Steven Waldman goes on to discuss how modern evangelicals have departed from the tradition of their 18th-century forbears who “provided the political shock troops for Jefferson and Madison in their efforts to keep government from strong involvement with religion.”

Comments

5 responses to “Are evangelicals forgetting their history?”

  1. Eric Lee

    You and your cheesy stories.

    (couldn’t resist! 😉

  2. CPA

    I liked the article, and it has some truth, but it all depends on how you define “evangelicals”, doesn’t it?

    If we define “evangelical” as Christians who are opposed to state churches, opposed to old creeds, existing denominational structures, and having a low view of the sacraments and insist on credo-baptism, then sure, Steve Waldman has a good point. The people holding this point of view were generally Democrat-Republicans because they opposed the colonial state churches

    But if you mean evangelical as Protestants holding to Biblical inerrancy, exclusivity of the Gospel, necessity of rebirth, traditional positions on sex roles and sexuality, etc. (and that’s what is meant by evangelical in the political realm and popular press), then there were many, many evangelicals who were hard-core Federalists. In fact, simply due to the fact that established churches were still the majority of the population, there were probably many more “Bible-believing” Christians who hated Jefferson than the reverse. Jonathan Edwards, Samuel Hopkins, Joseph Bellamy, Lyman Beecher: these were all evangelicals in the second sense, but not the first, and those around in the 1780s-1810s were fervent enemies of Jefferson and lovers of the Federalist cause.

    So in a sense Waldman is kind of playing a trick on his readers: using evangelicals in one sense, when in fact its usually used in a different sense in political discourse.

  3. Joshie

    Damn, that’s what I was going to say. Is there room for two history know-it-alls around here?

  4. Lee

    That’s all well and good, but can we get back to discussing the giant cheese wheel please?
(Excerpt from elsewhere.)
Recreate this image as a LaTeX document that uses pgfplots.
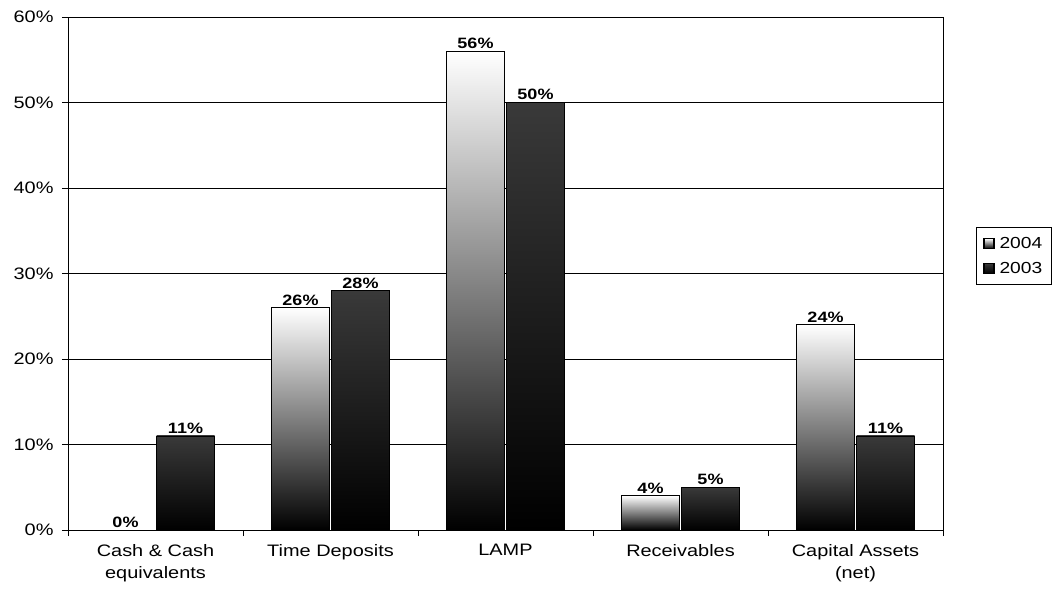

    But seriously folks, I think Waldman’s point gains a little more credibility if you agree to see groups like the Southern Baptists as a major player in politically assertive evangelicalism, since they’re “evangelicals” in both senses, and thus, at least prima facie acting in ways that are in tension with their history. But, yeah, I think it’s true that in the popular press (and American politcal discourse more generally) the defining characteristics of evangelicals are much closer to the second cluster of traits identified by CPA.

  5. Joshie

    so are you saying the cheese was cheddar or no?